Finding and accessing data

There is a lot of GBIF-mediated data available. More than 1.3 B occurrence records covering hundreds of thousands of species in all part of the worlds. All free, open and available at the touch of a button. Users can download data through the portal, via the GBIF API, or one of the third-party tools available for programmatic access, e.g. rgbif.

If there is one area in which GBIF has been immensely successful, it’s making the data available to users.

Using data

Data is used a lot, too. One of my responsibilities is to track uses of GBIF-mediated data, especially in scientific literature. This is a somewhat complicated business, explained elsewhere, but as of today (4 October 2019) we’ve logged 3941 peer-reviewed journal articles that to some extent rely of GBIF-mediated data to reach their conclusions.

In other words, people are definitely getting the data AND using it in their research.

Citing data

As is good scientific practice, authors include bibliographic references to other people’s work when citing them in a paper. When you use other people’s data—for instance, obtained through GBIF—the same principle applies. In fact, the Data user agreement that governs use of data from GBIF specifically requires all users to

publicly acknowledge, following the scientific convention of citing sources in conjunction with the use of the data, the Data Publishers whose biodiversity data they have used

and also

comply with the terms and conditions included in the licence selected by each Data Publisher, and the licensing information included with each data download

GBIF provides ready-to-use citations including DOIs for individual datasets (example) and for downloads of records from one or more datasets (example). In the latter example, an author is able to cite the data in a single reference (i.e. (03 October 2019) GBIF Occurrence Download even though this download includes data from 22 different datasets/publishers.

However, getting authors and journal editors to comply with this has not been quite as successful. Of said 3941 papers, less than 10 per cent included a DOI in their citation of GBIF-mediated data. What did the rest do? Cue word cloud:

word cloud

Countless variations of a reference to GBIF—often the GBIF portal—with one single thing in common: Not one of them acknowledges the data publishers whose work their papers rely on.

The problem

So why are so many authors and/or journal editors getting this wrong? I’ve been reaching out to quite a few of these and these are some of the responses I get:

“we forgot to include the DOI…”

“simply a mistake that was not caught in the proofreading stage…”

“very difficult … putting them all in the references of one paper with limited length would also be impossible”

“I don’t remember seeing the information about specific DOI when downloading”


So there’s a definitely a human problem here. But to some extent also a technical one that hasn’t really been sufficiently addressed.

Searching for data vs. downloading data

When you go to to get data, the search interface that allows you to select and filter data by taxa, time, geography, etc. is powered by the GBIF search API. This is of course invisible to users of the portal. They will simply do their search and refine filters until they have the data they want—and then download it—ready to use and cite.

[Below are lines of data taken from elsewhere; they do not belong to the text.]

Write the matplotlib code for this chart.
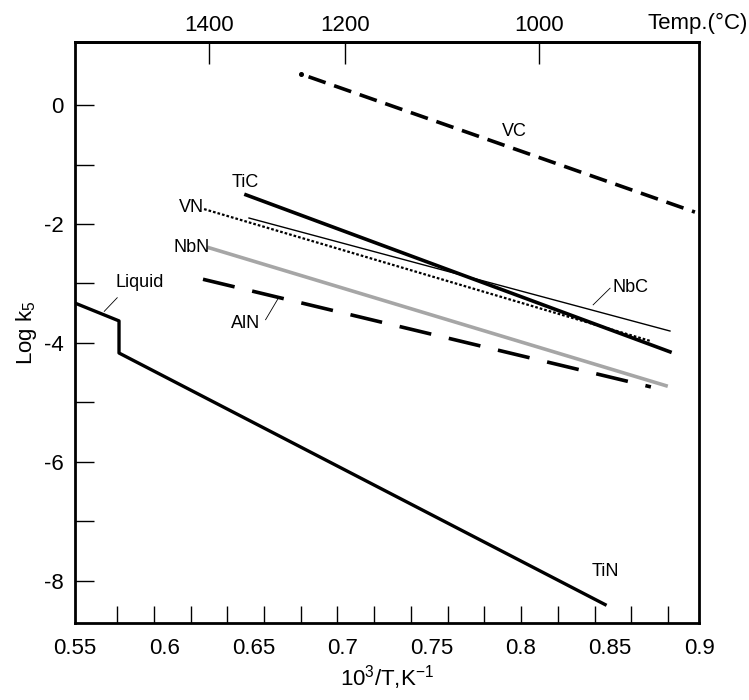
import numpy as np
import matplotlib.pyplot as plt

plt.rcParams['font.family'] = ['Liberation Sans', 'DejaVu Sans']
plt.rcParams['axes.unicode_minus'] = False
plt.rcParams['mathtext.fontset'] = 'custom'
plt.rcParams['mathtext.rm'] = 'Liberation Sans'
plt.rcParams['mathtext.it'] = 'Liberation Sans'

# line end points (x = 10^3/T, y = log k5)
vc_x = [0.6768, 0.8977]
vc_y = [0.52, -1.80]
tic_x = [0.6459, 0.8837]
tic_y = [-1.51, -4.15]
nbc_x = [0.6476, 0.8837]
nbc_y = [-1.90, -3.80]
vn_x = [0.6224, 0.8730]
vn_y = [-1.75, -3.97]
nbn_x = [0.6252, 0.8815]
nbn_y = [-2.40, -4.72]
aln_x = [0.6218, 0.8730]
aln_y = [-2.93, -4.74]
# liquid part + step + TiN
tin_x = [0.550, 0.5747, 0.5747, 0.8473]
tin_y = [-3.33, -3.63, -4.17, -8.40]

x_ticks = [0.55, 0.6, 0.65, 0.7, 0.75, 0.8, 0.85, 0.9]
x_ticklabels = ['0.55', '0.6', '0.65', '0.7', '0.75', '0.8', '0.85', '0.9']
y_ticks = [0, -2, -4, -6, -8]
temp_pos = [0.625, 0.7015, 0.81]
temp_labels = ['1400', '1200', '1000']

fig = plt.figure(figsize=(7.49, 7.0), dpi=100)
ax = fig.add_axes([0.1001, 0.11, 0.8332, 0.83])

# VC: a dot then long dashes
ax.plot(vc_x, vc_y, color='black', lw=2.6, linestyle=(5.3, (5, 2.5)))
ax.plot(vc_x[:1], vc_y[:1], 'o', color='black', ms=2.6)
ax.plot(tic_x, tic_y, color='black', lw=2.6)
ax.plot(nbc_x, nbc_y, color='black', lw=1.0)
ax.plot(vn_x, vn_y, color='black', lw=1.6, dashes=(1.2, 0.9))
ax.plot(nbn_x, nbn_y, color='#a6a6a6', lw=2.6)
ax.plot(aln_x, aln_y, color='black', lw=2.6, dashes=(9, 5))
ax.plot(tin_x, tin_y, color='black', lw=2.4)

fs = 13
ax.text(0.6456, -1.30, 'TiC', fontsize=fs, ha='center', va='center')
ax.text(0.6153, -1.73, 'VN', fontsize=fs, ha='center', va='center')
ax.text(0.6153, -2.39, 'NbN', fontsize=fs, ha='center', va='center')
ax.text(0.5864, -2.98, 'Liquid', fontsize=fs, ha='center', va='center')
ax.text(0.6456, -3.68, 'AlN', fontsize=fs, ha='center', va='center')
ax.text(0.7967, -0.45, 'VC', fontsize=fs, ha='center', va='center')
ax.text(0.8613, -3.06, 'NbC', fontsize=fs, ha='center', va='center')
ax.text(0.8472, -7.85, 'TiN', fontsize=fs, ha='center', va='center')

# leader lines
ax.plot([0.5737, 0.5664], [-3.24, -3.47], color='black', lw=0.6)
ax.plot([0.6569, 0.6642], [-3.61, -3.24], color='black', lw=0.6)
ax.plot([0.8501, 0.8406], [-3.08, -3.36], color='black', lw=0.6)

ax.set_xlim(0.55, 0.9)
ax.set_ylim(-8.71, 1.06)

ax.set_xticks(x_ticks, x_ticklabels)
ax.tick_params(axis='x', length=0, labelsize=16, pad=11)
ax.set_xticks(np.linspace(0.5736, 0.8826, 16), minor=True)
ax.tick_params(axis='x', which='minor', direction='in', length=12, width=1.0)

ax.set_yticks(y_ticks)
ax.set_yticks(np.arange(-8, 1, 1), minor=True)
ax.tick_params(axis='y', which='both', direction='in', length=14, width=1.0, labelsize=16, pad=8)

for s in ax.spines.values():
    s.set_linewidth(2.0)

top = ax.secondary_xaxis('top')
top.set_xticks(temp_pos, temp_labels)
top.tick_params(direction='in', length=16, width=1.0, labelsize=16, pad=4)
top.spines['top'].set_linewidth(2.0)
fig.text(0.931, 0.967, 'Temp.(°C)', fontsize=16, ha='center', va='center')

ax.set_xlabel(r'10$^3$/T,K$^{-1}$', fontsize=16, labelpad=3)
ax.set_ylabel(r'Log k$_5$', fontsize=16, labelpad=4)

fig.savefig('out.png', dpi=100)
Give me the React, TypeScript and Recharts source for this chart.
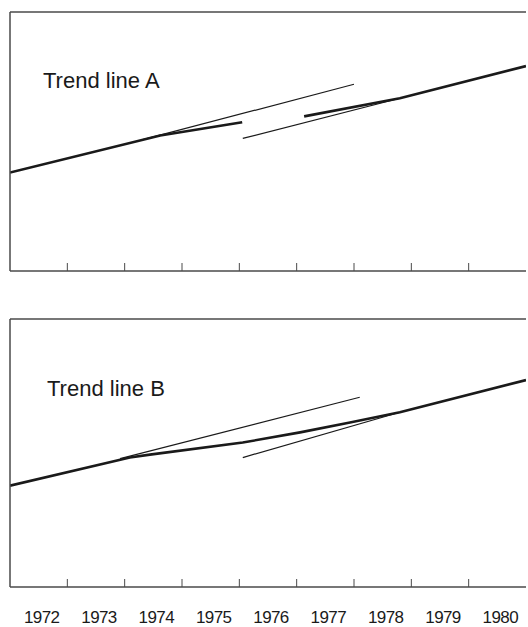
import { LineChart, Line, XAxis, YAxis } from 'recharts';

// years on the time axis; ticks sit on year boundaries, labels in the middle of each year
const years = [1972, 1973, 1974, 1975, 1976, 1977, 1978, 1979, 1980];
const yearEdges = [1973, 1974, 1975, 1976, 1977, 1978, 1979, 1980];
const yearMids = years.map((y) => y + 0.5);
const yearRows = yearMids.map((m) => ({ mid: m }));

type Pt = { x: number; y: number };

// Trend line A (index units)
const aTrend: Pt[] = [
  { x: 1972.0, y: 38.0 },
  { x: 1974.62, y: 52.3 },
  { x: 1976.05, y: 57.4 },
];
const aOldProjection: Pt[] = [
  { x: 1974.3, y: 50.6 },
  { x: 1978.0, y: 72.1 },
];
const aNewProjection: Pt[] = [
  { x: 1976.06, y: 51.2 },
  { x: 1978.8, y: 66.7 },
];
const aResumed: Pt[] = [
  { x: 1977.13, y: 59.7 },
  { x: 1978.8, y: 66.7 },
  { x: 1981.0, y: 79.1 },
];

// Trend line B
const bTrend: Pt[] = [
  { x: 1972.0, y: 37.8 },
  { x: 1974.09, y: 48.3 },
  { x: 1974.44, y: 49.4 },
  { x: 1976.06, y: 53.9 },
  { x: 1977.06, y: 57.7 },
  { x: 1977.93, y: 61.4 },
  { x: 1978.8, y: 65.2 },
  { x: 1981.0, y: 77.2 },
];
const bOldProjection: Pt[] = [
  { x: 1973.92, y: 47.9 },
  { x: 1978.1, y: 70.8 },
];
const bNewProjection: Pt[] = [
  { x: 1976.06, y: 48.3 },
  { x: 1978.8, y: 65.2 },
];

const INK = '#1a1a1a';
const FRAME = '#4a4a4a';
const FONT = '"Liberation Sans", Arial, sans-serif';

function thick(data: Pt[], key: string) {
  return (
    <Line
      key={key}
      data={data}
      dataKey="y"
      xAxisId="main"
      type="linear"
      stroke={INK}
      strokeWidth={2.6}
      dot={false}
      isAnimationActive={false}
    />
  );
}

function thin(data: Pt[], key: string) {
  return (
    <Line
      key={key}
      data={data}
      dataKey="y"
      xAxisId="main"
      type="linear"
      stroke={INK}
      strokeWidth={1.2}
      dot={false}
      isAnimationActive={false}
    />
  );
}

// frame: bottom line with inward ticks, top line, left line (axes of height/width 0 are not drawn, so 1)
function frameAxes() {
  return [
    <XAxis
      key="ticks"
      xAxisId="main"
      dataKey="x"
      type="number"
      domain={[1972, 1981]}
      ticks={yearEdges}
      tickFormatter={() => ''}
      mirror
      tickSize={8}
      height={1}
      axisLine={{ stroke: FRAME, strokeWidth: 1.5 }}
      tickLine={{ stroke: FRAME, strokeWidth: 1 }}
      interval={0}
      allowDataOverflow
    />,
    <XAxis
      key="top"
      xAxisId="top"
      orientation="top"
      type="number"
      domain={[1972, 1981]}
      tick={false}
      tickLine={false}
      height={1}
      axisLine={{ stroke: FRAME, strokeWidth: 1.5 }}
    />,
    <YAxis
      key="y"
      type="number"
      domain={[0, 100]}
      tick={false}
      tickLine={false}
      width={1}
      axisLine={{ stroke: FRAME, strokeWidth: 1.5 }}
    />,
  ];
}

const labelStyle = {
  position: 'absolute' as const,
  fontFamily: FONT,
  fontSize: 22,
  lineHeight: '22px',
  color: '#1a1a1a',
  whiteSpace: 'nowrap' as const,
};

export default function App() {
  return (
    <div style={{ position: 'absolute', left: 0, top: 0, width: 528, height: 627, background: '#fff' }}>
      <div style={{ position: 'absolute', left: 0, top: 0 }}>
        <LineChart width={528} height={280} margin={{ top: 11, right: 2, bottom: 9, left: 9 }}>
          {frameAxes()}
          {thin(aOldProjection, 'a-old')}
          {thin(aNewProjection, 'a-new')}
          {thick(aTrend, 'a-trend')}
          {thick(aResumed, 'a-resumed')}
        </LineChart>
        <div style={{ ...labelStyle, left: 43, top: 70 }}>Trend line A</div>
      </div>
      <div style={{ position: 'absolute', left: 0, top: 280 }}>
        <LineChart
          width={528}
          height={347}
          data={yearRows}
          margin={{ top: 38, right: 2, bottom: 0, left: 9 }}
        >
          {frameAxes()}
          <XAxis
            xAxisId="labels"
            dataKey="mid"
            type="number"
            domain={[1972, 1981]}
            ticks={yearMids}
            tickFormatter={(v: number) => String(Math.floor(v))}
            tick={{ fontSize: 17, fill: '#1a1a1a', fontFamily: FONT, letterSpacing: -0.6, dx: 3 }}
            tickLine={false}
            axisLine={false}
            tickSize={0}
            tickMargin={24}
            height={40}
            interval={0}
          />
          {thin(bOldProjection, 'b-old')}
          {thin(bNewProjection, 'b-new')}
          {thick(bTrend, 'b-trend')}
        </LineChart>
        <div style={{ ...labelStyle, left: 47, top: 378 - 280 }}>Trend line B</div>
      </div>
    </div>
  );
}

A lot of users, however, access data using the search API—either directly or through a third-party tool, like rgbif or pygbif. Because the search API is fast and able to provide most users with all that they need, most simply retrieve that data directly without going through the download step. This means they won’t have a DOI to cite and there’s no persistent record of the data downloaded.

This is a problem because 1) the majority of these API users do not acknowledge the data publishers at all, and 2) their research is often ends up being unreproducible. While the latter is a problem for science, the former is a violation of the GBIF user agreement.

The solution?

For users getting data through we need to be better at emphasizing the importance of citing using DOIs. We will continue to work with authors and journal editors to improve this.

For API users—with the exception of a very narrow set of use cases— I believe everyone should be able to incorporate a “download” step in their data processing. I’m not advocating against using the API at all, but merely arguing that it makes sense to use the search API for preliminary searches and filter refinement—and then using the download API for finally obtaining the actually data to be analyzed. Or if it’s easier to use the data straight from the search API, just do a download with identical filters, log the DOI, and you’re set. You don’t even have to wait for the download to finish!

In practice, this is already very easy to do in e.g. rgbif, as two routes are offered for obtaining occurrence data: occ_search and occ_download. Other tools, however, do not provide this feature, so users need to take extra, sometimes complicated steps to comply with the user agreement. For instance, dismo doesn’t not provide any way of triggering a download and/or citing data.

Bottomline: If an API user is unable or unwilling to go through these steps required to acknowledge data publishers, they should not be using the API for getting data. We need to ensure that our guidelines reflect this and that third-party tools highlight that users are responsible for providing due credit to data publishers.